The request –
Retype nothing but the lines running from the line that contains "Convert this chart to pgfplots code." to the last line, both ends included, and skip every image.

■ ■ ■ ■ ■ ■ ■

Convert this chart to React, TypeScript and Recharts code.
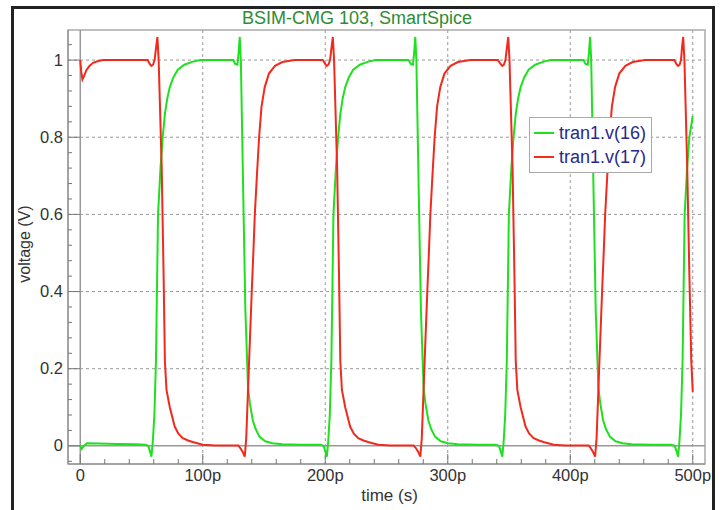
import {
  CartesianGrid,
  Legend,
  Line,
  LineChart,
  ReferenceArea,
  ReferenceLine,
  XAxis,
  YAxis,
} from "recharts"

// tran1.v(16) — [time (ps), voltage (V)]
const v16: [number, number][] = [
  [0, 0], [1.2, -0.008], [3, 0], [5.5, 0.007], [15, 0.006], [30, 0.005], [45, 0.004], [53, 0.003],
  [55.5, 0], [57, -0.015], [58.1, -0.028], [59.2, 0.01], [60.5, 0.08], [61.8, 0.22], [63.5, 0.6],
  [65.5, 0.72], [67.3, 0.8], [69.1, 0.86], [71, 0.9], [73.1, 0.93], [76, 0.955], [79.6, 0.975],
  [85, 0.988], [92, 0.996], [98, 1], [112, 1], [125, 1],
  [126.5, 0.99], [128.3, 0.988], [129.3, 1.02], [130.2, 1.06], [131.1, 1], [132.9, 0.68], [134.8, 0.35],
  [137, 0.15], [138.5, 0.11], [140.8, 0.067], [143, 0.045], [146.3, 0.024], [151, 0.012], [156.9, 0.007],
  [165, 0.004], [180, 0.003], [196, 0.003],
  [198.6, 0], [200.2, -0.015], [201.3, -0.028], [202.4, 0.01], [203.7, 0.08], [205, 0.22], [206.7, 0.6],
  [208.7, 0.72], [210.5, 0.8], [212.3, 0.86], [214.2, 0.9], [216.3, 0.93], [219.2, 0.955], [222.8, 0.975],
  [228.2, 0.988], [235.2, 0.996], [241, 1], [255, 1], [268, 1],
  [269.8, 0.99], [271.6, 0.988], [272.6, 1.02], [273.5, 1.06], [274.4, 1], [276.2, 0.68], [278.1, 0.35],
  [280.3, 0.15], [281.8, 0.11], [284.1, 0.067], [286.3, 0.045], [289.6, 0.024], [294.3, 0.012], [300.2, 0.007],
  [308, 0.004], [325, 0.003], [339, 0.003],
  [341.8, 0], [343.4, -0.015], [344.5, -0.028], [345.6, 0.01], [346.9, 0.08], [348.2, 0.22], [349.9, 0.6],
  [351.9, 0.72], [353.7, 0.8], [355.5, 0.86], [357.4, 0.9], [359.5, 0.93], [362.4, 0.955], [366, 0.975],
  [371.4, 0.988], [378.4, 0.996], [384, 1], [398, 1], [410.7, 1],
  [412.5, 0.99], [414.3, 0.988], [415.3, 1.02], [416.2, 1.06], [417.1, 1], [418.9, 0.68], [420.8, 0.35],
  [423, 0.15], [424.5, 0.11], [426.8, 0.067], [429, 0.045], [432.3, 0.024], [437, 0.012], [442.9, 0.007],
  [450, 0.004], [466, 0.003], [482.5, 0.003],
  [485.3, 0], [486.9, -0.015], [488, -0.028], [489.1, 0.01], [490.4, 0.08], [491.7, 0.22], [493.4, 0.6],
  [495.4, 0.72], [497.2, 0.8], [500, 0.855],
]

// tran1.v(17)
const v17: [number, number][] = [
  [0, 1], [0.8, 0.97], [1.8, 0.95], [3, 0.958], [5, 0.974], [7.5, 0.985], [10.5, 0.993], [14, 0.997],
  [18.5, 1], [35, 1], [55, 1],
  [56.7, 0.99], [58.1, 0.985], [59.4, 0.988], [60.7, 1], [62, 1.035], [63, 1.06], [64, 1], [66.5, 0.72],
  [68, 0.45], [69.1, 0.22], [70.4, 0.145], [73.1, 0.1], [77.1, 0.05], [80, 0.032], [83.7, 0.02], [88, 0.014],
  [91.8, 0.01], [100, 0.003], [110, 0.001], [129, 0.001],
  [130.5, -0.005], [132.5, -0.015], [134.3, -0.028], [135.5, 0.02], [137.6, 0.2], [140, 0.4], [141.3, 0.5],
  [142.5, 0.6], [144.2, 0.7], [146, 0.8], [148, 0.88], [150.6, 0.93], [154, 0.965], [159, 0.985],
  [165, 0.995], [175, 1], [198, 1],
  [199.9, 0.99], [201.3, 0.985], [202.6, 0.988], [203.9, 1], [205.2, 1.035], [206.2, 1.06], [207.2, 1],
  [209.7, 0.72], [211.2, 0.45], [212.3, 0.22], [213.6, 0.145], [216.3, 0.1], [220.3, 0.05], [223.2, 0.032],
  [226.9, 0.02], [231.2, 0.014], [235, 0.01], [243.2, 0.003], [253, 0.001], [272, 0.001],
  [273.8, -0.005], [275.8, -0.015], [277.6, -0.028], [278.8, 0.02], [280.9, 0.2], [283.3, 0.4], [284.6, 0.5],
  [285.8, 0.6], [287.5, 0.7], [289.3, 0.8], [291.3, 0.88], [293.9, 0.93], [297.3, 0.965], [302.3, 0.985],
  [308.3, 0.995], [318.3, 1], [341, 1],
  [343.1, 0.99], [344.5, 0.985], [345.8, 0.988], [347.1, 1], [348.4, 1.035], [349.4, 1.06], [350.4, 1],
  [352.9, 0.72], [354.4, 0.45], [355.5, 0.22], [356.8, 0.145], [359.5, 0.1], [363.5, 0.05], [366.4, 0.032],
  [370.1, 0.02], [374.4, 0.014], [378.2, 0.01], [386.4, 0.003], [396, 0.001], [415, 0.001],
  [416.5, -0.005], [418.5, -0.015], [420.3, -0.028], [421.5, 0.02], [423.6, 0.2], [426, 0.4], [427.3, 0.5],
  [428.5, 0.6], [430.2, 0.7], [432, 0.8], [434, 0.88], [436.6, 0.93], [440, 0.965], [445, 0.985],
  [451, 0.995], [461, 1], [485, 1],
  [486.6, 0.99], [488, 0.985], [489.3, 0.988], [490.4, 1], [491.3, 1.035], [492.2, 1.06], [493.2, 1],
  [495.5, 0.72], [497.2, 0.45], [498.8, 0.22], [500, 0.14],
]

const xTicks = [0, 20, 40, 60, 80, 100, 120, 140, 160, 180, 200, 220, 240, 260, 280, 300, 320, 340, 360, 380, 400, 420, 440, 460, 480, 500]
const xGrid = [100, 200, 300, 400, 500]
const yTicks = [
  -0.04, 0, 0.04, 0.08, 0.12, 0.16, 0.2, 0.24, 0.28, 0.32, 0.36, 0.4, 0.44, 0.48, 0.52,
  0.56, 0.6, 0.64, 0.68, 0.72, 0.76, 0.8, 0.84, 0.88, 0.92, 0.96, 1, 1.04,
]
const yMajor = [0, 0.2, 0.4, 0.6, 0.8, 1]
const yGrid = [0.2, 0.4, 0.6, 0.8, 1]

const font = '"Liberation Sans", Arial, sans-serif'
const toRows = (pts: [number, number][]) => pts.map(([t, v]) => ({ t, v }))

function YTick(props: any) {
  const { x, y, payload } = props
  const val = payload.value
  const major = yMajor.some((m) => Math.abs(m - val) < 1e-6)
  const ax = x + 6
  return (
    <g>
      <line x1={ax} x2={ax + (major ? 12 : 4)} y1={y} y2={y} stroke="#777" />
      {major && (
        <text x={x + 1} y={y} dy={5.5} textAnchor="end" fontSize={16.5} fill="#333" fontFamily={font}>
          {String(val)}
        </text>
      )}
    </g>
  )
}

function XTick(props: any) {
  const { x, y, payload } = props
  const val = payload.value
  const major = val % 100 === 0
  const ay = y - 4
  return (
    <g>
      <line x1={x} x2={x} y1={ay} y2={ay - (major ? 10 : 5)} stroke="#777" />
      {major && (
        <text x={x} y={ay} dy={17} textAnchor="middle" fontSize={16.5} fill="#333" fontFamily={font}>
          {val === 0 ? "0" : `${val}p`}
        </text>
      )}
    </g>
  )
}

function YLabel(props: any) {
  const { viewBox } = props
  const cx = viewBox.x + 11
  const cy = viewBox.y + viewBox.height / 2 - 3
  return (
    <text
      x={cx}
      y={cy}
      transform={`rotate(-90 ${cx} ${cy})`}
      textAnchor="middle"
      dominantBaseline="central"
      fontSize={16}
      fill="#333"
      fontFamily={font}
    >
      voltage (V)
    </text>
  )
}

function XLabel(props: any) {
  const { viewBox } = props
  return (
    <text
      x={viewBox.x + viewBox.width / 2 + 3}
      y={495}
      textAnchor="middle"
      dominantBaseline="central"
      fontSize={17}
      fill="#333"
      fontFamily={font}
    >
      time (s)
    </text>
  )
}

function LegendBox(props: any) {
  const items = props.payload || []
  return (
    <div
      style={{
        width: 123,
        height: 56,
        boxSizing: "border-box",
        border: "1.5px solid #aaa",
        background: "#fff",
        padding: "3px 0 0 4px",
        fontFamily: font,
      }}
    >
      {items.map((it: any) => (
        <div key={it.value} style={{ display: "flex", alignItems: "center", height: 24 }}>
          <span style={{ display: "inline-block", width: 20, height: 2, background: it.color, marginRight: 5 }} />
          <span style={{ color: "#27278f", fontSize: 18, whiteSpace: "nowrap" }}>{it.value}</span>
        </div>
      ))}
    </div>
  )
}

export default function App() {
  return (
    <div style={{ position: "absolute", left: 0, top: 0, width: 723, height: 510, background: "#fff", overflow: "hidden" }}>
      <LineChart width={723} height={510} margin={{ top: 30, right: 18, bottom: 16, left: 13 }}>
        <CartesianGrid
          strokeDasharray="3 3"
          stroke="#999"
          horizontalValues={yGrid}
          verticalValues={xGrid}
        />
        <XAxis
          dataKey="t"
          type="number"
          domain={[-10, 510]}
          allowDataOverflow
          ticks={xTicks}
          interval={0}
          height={30}
          tickSize={0}
          tickMargin={4}
          tickLine={false}
          tick={<XTick />}
          axisLine={{ stroke: "#888" }}
          label={{ value: "time (s)", content: <XLabel /> }}
        />
        <YAxis
          type="number"
          domain={[-0.047, 1.078]}
          allowDataOverflow
          ticks={yTicks}
          interval={0}
          width={55}
          tickSize={0}
          tickMargin={6}
          tickLine={false}
          tick={<YTick />}
          axisLine={{ stroke: "#888" }}
          label={{ value: "voltage (V)", content: <YLabel /> }}
        />
        <ReferenceArea x1={-10} x2={510} y1={-0.047} y2={1.078} fill="none" stroke="#aaa" strokeWidth={1.5} />
        <ReferenceLine y={0} stroke="#999" strokeWidth={1.5} />
        <ReferenceLine x={0} stroke="#999" strokeWidth={1.5} />
        <Legend
          layout="vertical"
          align="center"
          verticalAlign="middle"
          wrapperStyle={{ left: 529, top: 117, width: 123, height: 56 }}
          content={<LegendBox />}
        />
        <Line
          data={toRows(v16)}
          dataKey="v"
          name="tran1.v(16)"
          type="linear"
          stroke="#1fe01f"
          strokeWidth={2}
          dot={false}
          activeDot={false}
          isAnimationActive={false}
        />
        <Line
          data={toRows(v17)}
          dataKey="v"
          name="tran1.v(17)"
          type="linear"
          stroke="#f02a1c"
          strokeWidth={2}
          dot={false}
          activeDot={false}
          isAnimationActive={false}
        />
      </LineChart>
      <div
        style={{
          position: "absolute",
          left: 0,
          top: 7,
          width: 714,
          height: 22,
          lineHeight: "22px",
          textAlign: "center",
          fontFamily: font,
          fontSize: 18,
          color: "#2e8b36",
        }}
      >
        BSIM-CMG 103, SmartSpice
      </div>
      <div
        style={{
          position: "absolute",
          left: 11,
          top: 6,
          width: 704,
          height: 530,
          boxSizing: "border-box",
          border: "3px solid #222",
          pointerEvents: "none",
        }}
      />
    </div>
  )
}
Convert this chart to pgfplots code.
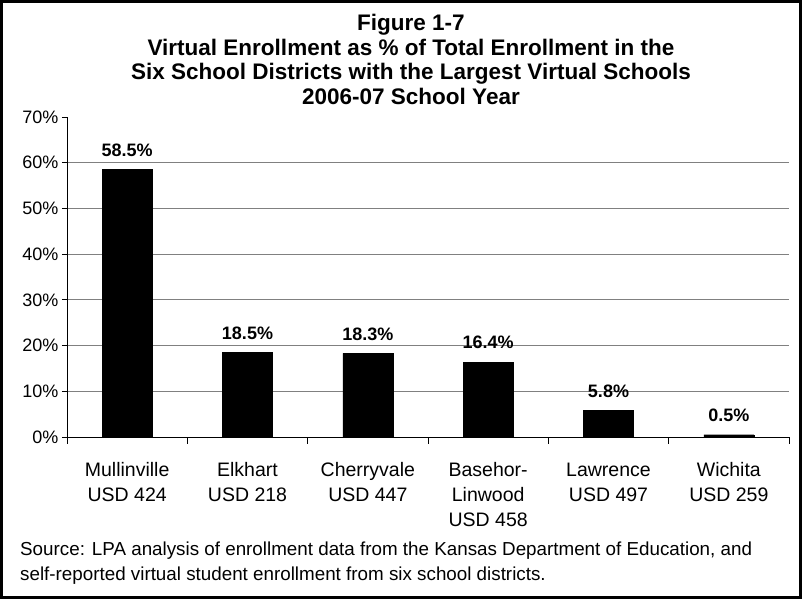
\documentclass[border=0pt]{standalone}
\usepackage{pgfplots}
\pgfplotsset{compat=1.18}
\usepackage{fontspec}
\setmainfont{Liberation Sans}
\definecolor{gridgray}{HTML}{808080}
\begin{document}
\begin{tikzpicture}
\useasboundingbox (0,0) rectangle (802pt,599pt);
\begin{axis}[
  at={(67pt,162pt)}, anchor=south west,
  scale only axis, width=722pt, height=320pt,
  ybar, bar width=50pt, bar shift=0pt,
  xmin=0.5, xmax=6.5, ymin=0, ymax=70,
  axis x line*=bottom, axis y line*=left,
  axis line style={black, line width=0.8pt},
  ymajorgrids=true,
  major grid style={gridgray, line width=0.8pt},
  ytick={0,10,...,60},
  yticklabel={\pgfmathprintnumber{\tick}\%},
  extra y ticks={70},
  extra y tick style={grid=none},
  xtick={1,...,6},
  xticklabels={{\strut Mullinville\\USD 424},{\strut Elkhart\\USD 218},{\strut Cherryvale\\USD 447},{\strut Basehor-\\Linwood\\USD 458},{\strut Lawrence\\USD 497},{\strut Wichita\\USD 259}},
  minor xtick={0.5,1.5,...,6.5},
  major x tick style={draw=none},
  tick align=outside,
  major tick length=5pt, minor tick length=7pt,
  tick style={black, line width=0.8pt},
  xticklabel style={align=center, anchor=north, font=\fontsize{19.5}{24.8}\selectfont, yshift=-14pt},
  yticklabel style={font=\fontsize{18}{20}\selectfont},
  /pgf/number format/assume math mode=true,
  nodes near coords={\pgfmathprintnumber[fixed,precision=1,fixed zerofill]{\pgfplotspointmeta}\%},
  every node near coord/.append style={font=\bfseries\fontsize{18}{20}\selectfont, yshift=9.5pt},
]
\addplot[fill=black, draw=black] coordinates {(1,58.5) (2,18.5) (3,18.3) (4,16.4) (5,5.8) (6,0.5)};
\end{axis}
\node[align=center, font=\bfseries\fontsize{22.5}{24.9}\selectfont] at (411pt,539.5pt)
  {Figure 1-7\\Virtual Enrollment as \% of Total Enrollment in the\\Six School Districts with the Largest Virtual Schools\\2006-07 School Year};
\node[align=left, anchor=west, font=\fontsize{18.8}{25}\selectfont, inner sep=0pt] at (20pt,36pt)
  {Source: LPA analysis of enrollment data from the Kansas Department of Education, and\\self-reported virtual student enrollment from six school districts.};
\draw[line width=3pt] (1.5pt,1.5pt) rectangle (800.5pt,597.5pt);
\end{tikzpicture}
\end{document}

■ ■ ■ ■ ■ ■ ■

Response –
Convert this chart to pgfplots code.
\documentclass[border=0pt]{standalone}
\usepackage{pgfplots}
\pgfplotsset{compat=1.18}
\usepackage{fontspec}
\setmainfont{Liberation Sans}
\definecolor{gridgray}{HTML}{808080}
\begin{document}
\begin{tikzpicture}
\useasboundingbox (0,0) rectangle (802pt,599pt);
\begin{axis}[
  at={(67pt,162pt)}, anchor=south west,
  scale only axis, width=722pt, height=320pt,
  ybar, bar width=50pt, bar shift=0pt,
  xmin=0.5, xmax=6.5, ymin=0, ymax=70,
  axis x line*=bottom, axis y line*=left,
  axis line style={black, line width=0.8pt},
  ymajorgrids=true,
  major grid style={gridgray, line width=0.8pt},
  ytick={0,10,...,60},
  yticklabel={\pgfmathprintnumber{\tick}\%},
  extra y ticks={70},
  extra y tick style={grid=none},
  xtick={1,...,6},
  xticklabels={{\strut Mullinville\\USD 424},{\strut Elkhart\\USD 218},{\strut Cherryvale\\USD 447},{\strut Basehor-\\Linwood\\USD 458},{\strut Lawrence\\USD 497},{\strut Wichita\\USD 259}},
  minor xtick={0.5,1.5,...,6.5},
  major x tick style={draw=none},
  tick align=outside,
  major tick length=5pt, minor tick length=7pt,
  tick style={black, line width=0.8pt},
  xticklabel style={align=center, anchor=north, font=\fontsize{19.5}{24.8}\selectfont, yshift=-14pt},
  yticklabel style={font=\fontsize{18}{20}\selectfont},
  /pgf/number format/assume math mode=true,
  nodes near coords={\pgfmathprintnumber[fixed,precision=1,fixed zerofill]{\pgfplotspointmeta}\%},
  every node near coord/.append style={font=\bfseries\fontsize{18}{20}\selectfont, yshift=9.5pt},
]
\addplot[fill=black, draw=black] coordinates {(1,58.5) (2,18.5) (3,18.3) (4,16.4) (5,5.8) (6,0.5)};
\end{axis}
\node[align=center, font=\bfseries\fontsize{22.5}{24.9}\selectfont] at (411pt,539.5pt)
  {Figure 1-7\\Virtual Enrollment as \% of Total Enrollment in the\\Six School Districts with the Largest Virtual Schools\\2006-07 School Year};
\node[align=left, anchor=west, font=\fontsize{18.8}{25}\selectfont, inner sep=0pt] at (20pt,36pt)
  {Source: LPA analysis of enrollment data from the Kansas Department of Education, and\\self-reported virtual student enrollment from six school districts.};
\draw[line width=3pt] (1.5pt,1.5pt) rectangle (800.5pt,597.5pt);
\end{tikzpicture}
\end{document}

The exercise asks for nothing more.